Los santuarios del abismo: Crónica de la catástrofe de Fukushima


Juan Vera

No viene mal, hoy día que el Gobierno está pensando ampliar el plazo de vida útil de las centrales nucleares de cuarenta a cincuenta o sesenta años, detenerse en la lectura de Los santuarios del abismo, una crónica de la catástrofe de Fukushima. 
Los autores, Nadine y Thierry Ribault, recorren –casi podría decirse que minuto a minuto– el transcurso de los acontecimientos desde que el nueve de marzo de 2011 se registrara el primer temblor de la serie que sacudió la región hasta señalar el inquietante olvido en que ha caído hoy uno de los mayores accidentes nucleares de la Historia.

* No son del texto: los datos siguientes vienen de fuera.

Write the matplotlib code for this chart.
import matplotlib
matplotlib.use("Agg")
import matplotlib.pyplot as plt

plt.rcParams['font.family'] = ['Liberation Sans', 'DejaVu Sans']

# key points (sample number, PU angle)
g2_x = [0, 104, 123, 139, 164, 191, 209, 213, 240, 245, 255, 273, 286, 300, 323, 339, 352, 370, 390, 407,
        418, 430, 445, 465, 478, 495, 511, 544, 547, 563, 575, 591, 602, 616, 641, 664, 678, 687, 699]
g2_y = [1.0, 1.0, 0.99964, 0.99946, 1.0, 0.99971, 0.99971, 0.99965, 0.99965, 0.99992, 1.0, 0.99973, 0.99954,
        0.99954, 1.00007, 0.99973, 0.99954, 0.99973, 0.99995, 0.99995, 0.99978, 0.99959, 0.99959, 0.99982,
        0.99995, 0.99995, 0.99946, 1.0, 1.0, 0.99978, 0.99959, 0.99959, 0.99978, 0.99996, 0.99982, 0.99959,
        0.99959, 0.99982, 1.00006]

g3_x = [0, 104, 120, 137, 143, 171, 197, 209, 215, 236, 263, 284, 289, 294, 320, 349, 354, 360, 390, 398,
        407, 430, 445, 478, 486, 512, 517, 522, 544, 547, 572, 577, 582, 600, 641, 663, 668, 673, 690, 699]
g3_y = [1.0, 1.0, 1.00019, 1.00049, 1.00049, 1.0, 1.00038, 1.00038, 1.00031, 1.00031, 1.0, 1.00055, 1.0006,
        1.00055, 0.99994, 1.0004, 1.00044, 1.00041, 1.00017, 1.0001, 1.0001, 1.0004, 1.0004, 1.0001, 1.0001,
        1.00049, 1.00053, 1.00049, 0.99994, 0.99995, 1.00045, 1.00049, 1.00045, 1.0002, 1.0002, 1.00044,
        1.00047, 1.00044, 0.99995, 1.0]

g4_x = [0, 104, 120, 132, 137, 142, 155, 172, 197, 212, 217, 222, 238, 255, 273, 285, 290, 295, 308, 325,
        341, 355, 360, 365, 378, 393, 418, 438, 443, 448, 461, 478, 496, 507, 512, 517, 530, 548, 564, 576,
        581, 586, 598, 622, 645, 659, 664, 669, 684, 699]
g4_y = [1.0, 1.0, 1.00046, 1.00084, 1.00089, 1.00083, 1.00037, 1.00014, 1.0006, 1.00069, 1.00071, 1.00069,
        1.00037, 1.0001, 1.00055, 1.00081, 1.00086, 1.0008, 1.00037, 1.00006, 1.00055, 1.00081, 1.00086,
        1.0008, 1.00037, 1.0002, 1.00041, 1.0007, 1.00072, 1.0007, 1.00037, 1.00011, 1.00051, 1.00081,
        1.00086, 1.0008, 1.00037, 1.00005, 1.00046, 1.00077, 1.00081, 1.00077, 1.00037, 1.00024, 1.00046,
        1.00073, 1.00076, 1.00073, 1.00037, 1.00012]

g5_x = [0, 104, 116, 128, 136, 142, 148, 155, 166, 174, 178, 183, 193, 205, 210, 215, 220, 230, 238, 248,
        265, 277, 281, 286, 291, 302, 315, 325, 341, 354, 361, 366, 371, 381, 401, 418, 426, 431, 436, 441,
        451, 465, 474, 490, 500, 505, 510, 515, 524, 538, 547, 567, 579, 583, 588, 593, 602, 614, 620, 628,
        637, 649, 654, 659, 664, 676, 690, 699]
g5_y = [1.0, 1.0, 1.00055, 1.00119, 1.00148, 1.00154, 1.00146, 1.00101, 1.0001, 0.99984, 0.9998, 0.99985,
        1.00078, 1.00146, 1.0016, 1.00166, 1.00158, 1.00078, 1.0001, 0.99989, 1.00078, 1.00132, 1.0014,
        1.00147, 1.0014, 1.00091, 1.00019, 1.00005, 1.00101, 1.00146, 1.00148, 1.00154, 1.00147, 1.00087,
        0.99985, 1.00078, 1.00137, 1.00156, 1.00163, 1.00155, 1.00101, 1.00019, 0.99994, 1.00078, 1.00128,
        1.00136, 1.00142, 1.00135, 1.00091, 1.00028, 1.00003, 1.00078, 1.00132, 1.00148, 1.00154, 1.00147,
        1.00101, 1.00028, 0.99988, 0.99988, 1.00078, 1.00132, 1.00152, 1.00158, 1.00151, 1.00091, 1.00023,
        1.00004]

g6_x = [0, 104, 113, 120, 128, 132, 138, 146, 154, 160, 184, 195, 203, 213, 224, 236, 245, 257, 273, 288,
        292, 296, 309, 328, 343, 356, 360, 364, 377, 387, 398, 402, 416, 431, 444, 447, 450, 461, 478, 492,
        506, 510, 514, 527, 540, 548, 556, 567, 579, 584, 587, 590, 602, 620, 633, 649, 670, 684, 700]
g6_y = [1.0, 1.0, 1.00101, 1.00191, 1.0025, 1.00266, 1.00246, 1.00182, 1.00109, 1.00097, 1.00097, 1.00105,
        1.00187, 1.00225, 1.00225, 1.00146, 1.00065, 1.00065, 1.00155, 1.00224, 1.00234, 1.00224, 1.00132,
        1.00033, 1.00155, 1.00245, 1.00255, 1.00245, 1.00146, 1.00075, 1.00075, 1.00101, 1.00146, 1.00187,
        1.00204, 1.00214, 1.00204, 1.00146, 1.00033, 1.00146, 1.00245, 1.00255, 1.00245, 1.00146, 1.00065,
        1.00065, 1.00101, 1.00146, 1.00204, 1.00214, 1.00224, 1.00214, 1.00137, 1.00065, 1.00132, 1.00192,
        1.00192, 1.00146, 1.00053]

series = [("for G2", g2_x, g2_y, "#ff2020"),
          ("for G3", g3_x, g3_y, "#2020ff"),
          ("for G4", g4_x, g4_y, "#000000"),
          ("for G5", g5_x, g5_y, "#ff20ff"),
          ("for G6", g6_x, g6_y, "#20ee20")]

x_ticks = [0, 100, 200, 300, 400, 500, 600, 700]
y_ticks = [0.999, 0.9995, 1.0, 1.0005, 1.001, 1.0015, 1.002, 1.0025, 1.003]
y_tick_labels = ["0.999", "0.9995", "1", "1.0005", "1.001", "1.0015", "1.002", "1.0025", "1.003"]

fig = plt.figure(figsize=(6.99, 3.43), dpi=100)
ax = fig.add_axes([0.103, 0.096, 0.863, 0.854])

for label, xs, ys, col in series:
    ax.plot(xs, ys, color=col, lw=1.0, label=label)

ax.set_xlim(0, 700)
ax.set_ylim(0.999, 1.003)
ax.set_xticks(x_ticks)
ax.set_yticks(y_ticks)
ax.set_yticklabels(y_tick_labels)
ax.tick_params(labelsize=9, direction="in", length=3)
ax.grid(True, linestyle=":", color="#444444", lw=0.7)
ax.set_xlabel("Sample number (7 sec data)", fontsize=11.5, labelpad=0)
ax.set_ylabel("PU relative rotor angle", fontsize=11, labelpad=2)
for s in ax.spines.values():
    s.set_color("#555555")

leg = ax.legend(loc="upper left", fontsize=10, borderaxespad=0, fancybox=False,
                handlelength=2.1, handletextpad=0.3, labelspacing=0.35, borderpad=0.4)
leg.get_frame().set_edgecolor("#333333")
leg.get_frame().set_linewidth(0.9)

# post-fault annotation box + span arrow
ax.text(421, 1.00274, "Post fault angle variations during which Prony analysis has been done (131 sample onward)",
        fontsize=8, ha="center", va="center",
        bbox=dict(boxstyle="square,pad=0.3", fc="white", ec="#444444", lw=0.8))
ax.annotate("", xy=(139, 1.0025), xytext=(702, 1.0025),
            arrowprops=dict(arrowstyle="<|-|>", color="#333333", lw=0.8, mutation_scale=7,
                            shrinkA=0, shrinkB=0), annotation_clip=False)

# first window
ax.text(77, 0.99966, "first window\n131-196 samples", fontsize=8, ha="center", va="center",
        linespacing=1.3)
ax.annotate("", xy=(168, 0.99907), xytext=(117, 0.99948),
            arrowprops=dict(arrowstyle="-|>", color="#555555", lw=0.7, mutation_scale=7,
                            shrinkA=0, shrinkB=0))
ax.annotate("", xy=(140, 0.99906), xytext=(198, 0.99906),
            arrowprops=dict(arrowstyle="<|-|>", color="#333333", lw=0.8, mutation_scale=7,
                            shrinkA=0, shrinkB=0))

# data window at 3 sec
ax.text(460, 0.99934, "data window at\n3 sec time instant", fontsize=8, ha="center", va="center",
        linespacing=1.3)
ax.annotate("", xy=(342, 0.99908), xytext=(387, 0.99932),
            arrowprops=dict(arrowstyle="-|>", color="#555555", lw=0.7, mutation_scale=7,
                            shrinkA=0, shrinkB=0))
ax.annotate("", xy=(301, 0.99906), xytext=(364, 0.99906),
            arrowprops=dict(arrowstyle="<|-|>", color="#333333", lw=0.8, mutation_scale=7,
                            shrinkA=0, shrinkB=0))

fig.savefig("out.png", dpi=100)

El libro, aunque escrito desde la indignación, no escatima en datos objetivos para señalar que la catástrofe no fue únicamente la explosión del tercer reactor de la central nuclear de Fukushima Daiichi, sino principalmente la gestión que del accidente hicieron sin excepción: el Gobierno y su administración, las empresas e instituciones, algunos científicos de renombre, la comunidad internacional, los medios de información, las organizaciones de ayuda y las organizaciones de criminales. Todos ellos de cierta manera apoyados por una población –que si bien estaba sumida en el caos– también lo estaba en la inercia de delegar sus responsabilidades de conocimiento y acción en una clase dirigente más ocupada en pensar cómo sacar rentabilidad económica del desastre que de minimizar su impacto.
De modo que Los santuarios del abismo no es, como cabría esperar, la crónica de un acontecimiento donde el hombre se enfrenta a la naturaleza sino la crónica del hombre enfrentado trágicamente al hombre. Una crónica que por momentos relega a un segundo plano los nombres propios, las fechas o los topónimos para aproximarse más certeramente al retrato de una –como cualquier otra– sociedad contemporánea.

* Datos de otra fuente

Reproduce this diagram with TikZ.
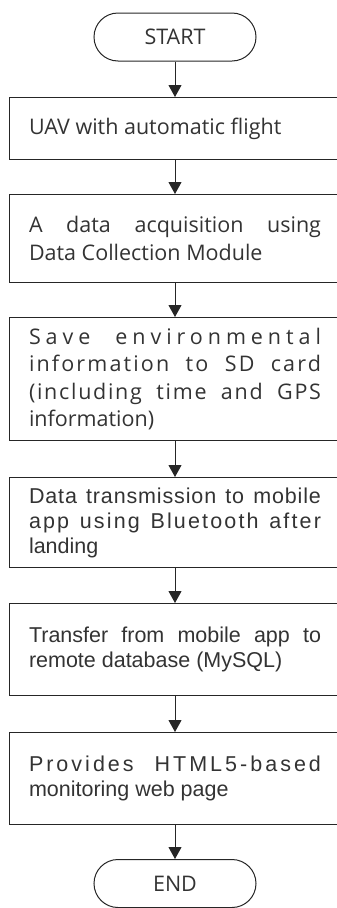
\documentclass[tikz,border=0pt]{standalone}
\usepackage{fontspec}
\setmainfont{Open Sans}
\newfontfamily\arialfont{Liberation Sans}
\usetikzlibrary{arrows.meta}
\newcommand\spreadln[2]{\makebox[\linewidth][s]{\addfontfeature{LetterSpace=#1}#2}}

\begin{document}
\begin{tikzpicture}[x=1pt, y=-1pt,
    outl/.style={draw=black!85, line width=1pt},
    term/.style={outl, rounded corners=24pt, minimum width=162pt, minimum height=48pt, inner sep=0pt, text=black!80, font=\fontsize{21.5}{27}\selectfont},
    stepbox/.style={outl, rectangle, minimum width=332pt, text width=292pt, inner xsep=20pt, inner ysep=0pt, align=justify, text=black!80, anchor=north},
    okfont/.style={font=\fontsize{21.5}{27.5}\selectfont},
    arfont/.style={font=\arialfont\fontsize{21.5}{25}\selectfont},
    arr/.style={outl, -{Triangle[length=12pt, width=13pt]}}]
    \useasboundingbox (0, 0) rectangle (337, 908);

    % ---terminals
    \node[term] (start) at (175, 37) {START};
    \node[term] (end) at (175, 883.5) {END};

    % ---steps
    \node[stepbox, okfont, minimum height=62pt] (uav) at (175, 97) {UAV with automatic flight};
    \node[stepbox, okfont, minimum height=88pt] (acq) at (175, 194) {\spreadln{0}{A data acquisition using}\\ Data Collection Module};
    \node[stepbox, okfont, minimum height=123pt] (save) at (175, 317) {\spreadln{23}{Save environmental}\\ \spreadln{10}{information to SD card}\\ \spreadln{8}{(including time and GPS}\\ information)};
    \node[stepbox, arfont, minimum height=90pt] (send) at (175, 477) {\spreadln{4}{Data transmission to mobile}\\ \spreadln{10}{app using Bluetooth after}\\ landing};
    \node[stepbox, arfont, minimum height=92pt] (db) at (175, 603) {\spreadln{0}{Transfer from mobile app to}\\ remote database (MySQL)};
    \node[stepbox, arfont, minimum height=92pt] (web) at (175, 732) {\spreadln{14}{Provides HTML5-based}\\ monitoring web page};

    % ---flow
    \draw[arr] (start.south) -- (uav.north);
    \draw[arr] (uav.south) -- (acq.north);
    \draw[arr] (acq.south) -- (save.north);
    \draw[arr] (save.south) -- (send.north);
    \draw[arr] (send.south) -- (db.north);
    \draw[arr] (db.south) -- (web.north);
    \draw[arr] (web.south) -- (end.north);
\end{tikzpicture}
\end{document}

Tras la lectura, no es sólo indignación lo que sentimos sino estupor. Estupor porque tomamos de nuevo conciencia –una conciencia que debería atormentarnos– que a eso que llamamos sistema contribuimos a construirlo minuto a minuto, unos y otros, poderosos y/o desclasados, cuando somos incapaces de pensar que existe otra posibilidad. –Así, por poner sólo un ejemplo, las pocas personas que fueron capaces de organizarse en torno a lo que bautizaron como “Proyecto 45” para tener conocimiento de primera mano de los índices de radiación a los que estaban expuestos, fueron tratados por una gran mayoría como ”agoreros” y por consiguiente, sufrieron las consecuencias de la discriminación–. Se trata de la posibilidad de no ver el mundo dividido entre quienes tienen y no tienen, quienes aceptan y protestan, quienes saben y quienes ignoran. La posibilidad de que el miedo –por otro lado tan humano– no justifique los actos de cobardía sino que nos guíe para reaccionar con nobleza a pesar de nosotros mismos.
Desde 1972 se conocen los riesgos de seguridad que presentan este tipo de centrales nucleares (las General Electric Mark I). En la actualidad aún existen treinta y tres reactores de este modelo en el mundo, uno de los cuales es el de Garoña.